左から、中田食品 貴戸さん、十勝スロウフード 藤田さん、満寿屋商店 杉山さん

食のお題1:2030年 十勝の食品「○○」が輸出され海外で大人気に!何?

貴戸さん 回答:ますやパンの白スパサンド
「同席している杉山さんが先輩経営者だから忖度しているわけではないんですが、18年ぐらい十勝を離れて道外で生活していて、帰省した際にどうしても食べたかったものの1つが白スパサンドだったんです。白い食パンに白いスパゲティが挟まっていて、豆腐と同じ真っ白な食品なんですよ(笑)。癖になる味わいです!」

杉山さん 回答:十勝ラクレット モールウォッシュ
「これは、十勝川温泉の温泉水でラクレットというチーズを磨いて熟成させたチーズです。十勝川温泉の温泉水で磨くことによって、通常のラクレットとは風味の違う、まさに十勝ならではの環境から生まれたチーズです。これだけ酪農業が盛んでチーズの生産もチーズ庫もたくさんある十勝の魅力をグッと集めたような、そんなチーズです」

藤田さん 回答:イモと小麦 うどん 牛肉
「最初に思いついたのはじゃがいもと小麦でした。
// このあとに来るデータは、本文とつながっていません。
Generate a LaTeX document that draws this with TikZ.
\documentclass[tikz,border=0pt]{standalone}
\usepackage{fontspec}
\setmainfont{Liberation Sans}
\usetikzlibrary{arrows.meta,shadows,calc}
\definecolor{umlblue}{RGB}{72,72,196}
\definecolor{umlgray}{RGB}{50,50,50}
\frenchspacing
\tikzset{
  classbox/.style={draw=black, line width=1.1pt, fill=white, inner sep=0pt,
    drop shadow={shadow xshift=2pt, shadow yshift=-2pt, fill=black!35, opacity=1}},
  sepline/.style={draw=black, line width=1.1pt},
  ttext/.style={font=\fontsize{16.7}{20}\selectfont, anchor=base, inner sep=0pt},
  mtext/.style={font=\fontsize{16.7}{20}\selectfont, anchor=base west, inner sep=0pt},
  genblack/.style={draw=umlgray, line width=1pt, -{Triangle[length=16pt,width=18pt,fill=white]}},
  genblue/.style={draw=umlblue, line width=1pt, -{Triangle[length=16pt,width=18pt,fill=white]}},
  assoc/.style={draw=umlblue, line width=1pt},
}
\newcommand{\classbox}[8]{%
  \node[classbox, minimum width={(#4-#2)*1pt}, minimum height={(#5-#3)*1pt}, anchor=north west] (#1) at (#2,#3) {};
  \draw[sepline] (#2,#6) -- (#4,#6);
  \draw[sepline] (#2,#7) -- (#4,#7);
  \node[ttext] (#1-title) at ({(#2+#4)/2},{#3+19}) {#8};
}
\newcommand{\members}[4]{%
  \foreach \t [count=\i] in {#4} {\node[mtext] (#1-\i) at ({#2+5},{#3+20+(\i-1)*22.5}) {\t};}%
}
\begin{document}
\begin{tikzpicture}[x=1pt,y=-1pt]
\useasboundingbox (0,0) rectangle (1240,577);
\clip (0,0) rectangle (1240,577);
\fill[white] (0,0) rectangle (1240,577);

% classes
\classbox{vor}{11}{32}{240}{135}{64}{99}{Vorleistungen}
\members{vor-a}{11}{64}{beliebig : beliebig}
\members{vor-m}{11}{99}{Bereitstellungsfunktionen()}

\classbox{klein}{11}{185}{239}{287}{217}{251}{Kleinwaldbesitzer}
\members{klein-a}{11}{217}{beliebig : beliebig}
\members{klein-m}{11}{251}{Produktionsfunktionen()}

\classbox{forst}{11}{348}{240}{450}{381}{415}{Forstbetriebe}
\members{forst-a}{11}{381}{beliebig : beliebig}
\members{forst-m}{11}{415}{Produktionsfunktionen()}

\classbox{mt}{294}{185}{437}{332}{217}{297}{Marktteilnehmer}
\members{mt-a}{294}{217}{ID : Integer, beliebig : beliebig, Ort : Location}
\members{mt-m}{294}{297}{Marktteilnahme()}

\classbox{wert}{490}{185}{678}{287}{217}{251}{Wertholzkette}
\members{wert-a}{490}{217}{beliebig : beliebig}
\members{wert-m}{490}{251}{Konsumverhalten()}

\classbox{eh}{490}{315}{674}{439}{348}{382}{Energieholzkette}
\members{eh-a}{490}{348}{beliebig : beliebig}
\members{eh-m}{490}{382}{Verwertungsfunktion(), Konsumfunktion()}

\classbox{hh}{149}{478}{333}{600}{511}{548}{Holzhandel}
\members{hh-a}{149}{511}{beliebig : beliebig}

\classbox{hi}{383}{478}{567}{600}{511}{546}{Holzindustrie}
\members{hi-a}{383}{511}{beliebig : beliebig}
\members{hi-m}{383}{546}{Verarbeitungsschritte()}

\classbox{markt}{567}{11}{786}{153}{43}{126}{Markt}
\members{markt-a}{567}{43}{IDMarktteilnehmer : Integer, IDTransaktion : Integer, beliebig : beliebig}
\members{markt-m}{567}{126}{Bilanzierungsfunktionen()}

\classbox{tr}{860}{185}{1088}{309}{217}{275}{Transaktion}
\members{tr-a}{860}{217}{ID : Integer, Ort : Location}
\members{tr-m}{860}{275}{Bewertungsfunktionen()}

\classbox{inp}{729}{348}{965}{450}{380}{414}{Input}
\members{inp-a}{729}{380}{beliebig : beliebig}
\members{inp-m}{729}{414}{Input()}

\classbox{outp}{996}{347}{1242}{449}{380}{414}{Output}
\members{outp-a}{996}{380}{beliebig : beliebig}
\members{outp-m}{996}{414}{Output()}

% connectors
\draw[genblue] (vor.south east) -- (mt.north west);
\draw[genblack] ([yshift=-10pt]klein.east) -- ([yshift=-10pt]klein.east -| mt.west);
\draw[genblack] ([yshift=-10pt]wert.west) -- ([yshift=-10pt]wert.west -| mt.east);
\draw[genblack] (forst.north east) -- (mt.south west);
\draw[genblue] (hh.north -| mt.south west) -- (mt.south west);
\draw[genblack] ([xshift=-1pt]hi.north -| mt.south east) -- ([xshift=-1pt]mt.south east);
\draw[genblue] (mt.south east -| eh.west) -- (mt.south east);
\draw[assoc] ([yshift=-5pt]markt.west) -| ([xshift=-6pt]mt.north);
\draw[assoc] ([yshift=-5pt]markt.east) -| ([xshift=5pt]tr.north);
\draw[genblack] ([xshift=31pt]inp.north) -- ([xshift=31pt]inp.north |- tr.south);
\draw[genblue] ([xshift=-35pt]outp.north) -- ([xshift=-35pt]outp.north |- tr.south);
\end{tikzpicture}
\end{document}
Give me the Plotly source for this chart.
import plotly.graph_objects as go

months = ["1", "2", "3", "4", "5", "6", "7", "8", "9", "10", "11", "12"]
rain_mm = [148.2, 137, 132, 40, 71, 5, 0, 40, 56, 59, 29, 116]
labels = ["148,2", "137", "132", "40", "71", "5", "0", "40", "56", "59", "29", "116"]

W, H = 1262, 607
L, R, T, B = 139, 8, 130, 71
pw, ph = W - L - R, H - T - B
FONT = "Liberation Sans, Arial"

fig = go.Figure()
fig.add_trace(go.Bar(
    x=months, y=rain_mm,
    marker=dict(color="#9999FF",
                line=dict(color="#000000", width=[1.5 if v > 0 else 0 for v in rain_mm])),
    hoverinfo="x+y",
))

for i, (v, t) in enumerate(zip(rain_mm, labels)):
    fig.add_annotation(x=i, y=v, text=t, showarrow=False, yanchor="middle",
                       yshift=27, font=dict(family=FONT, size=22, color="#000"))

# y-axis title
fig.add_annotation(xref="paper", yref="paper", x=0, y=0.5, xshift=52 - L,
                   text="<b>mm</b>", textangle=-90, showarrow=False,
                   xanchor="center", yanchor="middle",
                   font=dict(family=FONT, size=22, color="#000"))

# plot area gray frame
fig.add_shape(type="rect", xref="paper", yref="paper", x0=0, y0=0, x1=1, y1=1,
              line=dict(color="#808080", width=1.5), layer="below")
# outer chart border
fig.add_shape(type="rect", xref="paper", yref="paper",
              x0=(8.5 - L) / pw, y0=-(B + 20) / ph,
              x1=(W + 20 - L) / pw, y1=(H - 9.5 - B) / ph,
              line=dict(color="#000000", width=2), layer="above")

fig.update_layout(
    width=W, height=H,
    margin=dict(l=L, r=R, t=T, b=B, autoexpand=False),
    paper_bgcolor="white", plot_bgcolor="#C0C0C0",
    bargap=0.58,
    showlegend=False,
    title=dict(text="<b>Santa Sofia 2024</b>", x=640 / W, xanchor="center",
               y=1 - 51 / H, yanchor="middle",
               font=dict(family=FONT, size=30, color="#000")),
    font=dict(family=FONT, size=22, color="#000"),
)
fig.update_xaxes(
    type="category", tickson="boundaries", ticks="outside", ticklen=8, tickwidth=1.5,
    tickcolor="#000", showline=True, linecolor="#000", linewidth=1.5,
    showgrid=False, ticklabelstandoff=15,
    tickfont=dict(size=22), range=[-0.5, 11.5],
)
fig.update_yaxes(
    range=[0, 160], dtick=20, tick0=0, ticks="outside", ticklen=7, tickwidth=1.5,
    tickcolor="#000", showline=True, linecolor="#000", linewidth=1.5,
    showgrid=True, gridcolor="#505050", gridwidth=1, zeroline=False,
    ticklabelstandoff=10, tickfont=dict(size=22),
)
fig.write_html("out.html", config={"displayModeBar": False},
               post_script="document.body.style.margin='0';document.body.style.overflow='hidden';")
そして、じゃがいもと小麦で何ができるかと考え、うどんも書きました。あとは、小さく牛肉と書きました(笑)今、高品質な牛肉も十勝でたくさん育てているので、円安の影響もあり海外に出荷されるだろうなと思っています」

食のお題2:2030年、十勝が「◯◯王国」に!何王国?

杉山さん 回答:パン王国
「当社のビジョンです。2010年に十勝をパン王国にしようとビジョンを作りました。しかも目指したのがまさに2030年。パン王国になれば、十勝中においしいパンがあふれるような状態になるはずです。
十勝といえども、食べているパンの7割は外国産小麦のパンで、まだまだ十勝の小麦のパンが食べられてないんです。十勝のパンのレベルがグッと上がると、その他の食品と組み合わせて、非常に豊かな食文化がここで形成されると思います。
食文化が高まっていくと、十勝にたくさんの人がパンを求めてやってくるようになります。十勝といえばパン、その他にも美味しいものがたくさんある。そうなれば、世界中からたくさんの人が集まってくると思います。そして、このイベントと同時開催されている『北海道宇宙サミット』ですけれども、大樹町に宇宙港ができたら、これから宇宙に旅立つ人が地球最後の食べ物は十勝で食べる事になるんですよ。その中心がパン王国だといいなと思います」

藤田さん 回答:ワインと牛肉
「杉山さんのパン王国を受けて、当然パンにはワインと牛肉も必要だろうということでこの答えにしました。今、十勝ではワイナリーがたくさんできています。農家さんがブドウを育てて、そこからワインを作るというテロワール(ぶどう畑をとりまく自然環境、土地の個性)を、ワインだけじゃなく、牛肉や他の十勝のものすべてを地元のものだけでやろうとした時に成り立つのが、この十勝の魅力だと思っています」

貴戸さん 回答:食の情報発信王国
「先日、帯広市役所の食育授業の一環として、豆腐の手作り体験教室を地元の小学校でやってきました。今の小学生は十勝が『豆の国』といわれる理由や、豆の生産量が多いという情報を、まったく知らないんですね。このままでは、知らないまま大人になってしまうと思います。
文字情報は、時間とともに忘れてしまいますが『あの時のあれっておいしかった』という記憶は忘れていても思い出すことがあると思うんです。そうやって思い出せる子どもたちが、これから8年間、2030年までどれだけ育つのか。1万人以上は育ってほしいし、そのうちの1%の100人ぐらいが、二十歳になって十勝以外に住んいでいたとしても、十勝はいいところだったなと思ってほしいです」

「ビジネスカンファレンスで『大喜利?!』」と来場者の関心も非常に高かったこのセッション。登壇者の個性あふれる回答の数々に、スマホを使った会場参加者のコメントがスクリーンに飛び交いました。特に林業・漁業など地元の方でもあまり馴染みがない分野の登壇者に会場は興味津々。来場者は一次産業・食産業の登壇者達に温かい大きな拍手を送り大盛況で幕を閉じました!

まとめ

6時間を超える十勝アグリ&フードサミットは、大盛況で終了しました。セッションの中では一次産業と食の未来についての熱い意見が交わされ、地域内外からの視点から刺激的な意見も飛び出しました。通常のビジネスカンファレンスでは見られないような個性的なセッションが続き、6時間もあっという間に感じました。
十勝アグリ&フードサミットで繰り広げられた4つのセッションの内容が、一次産業や食の未来にどのような影響を及ぼしていくのか? 登壇者や参加者などの交流から、どんな事業共創が生まれるか? これからも目が離せません!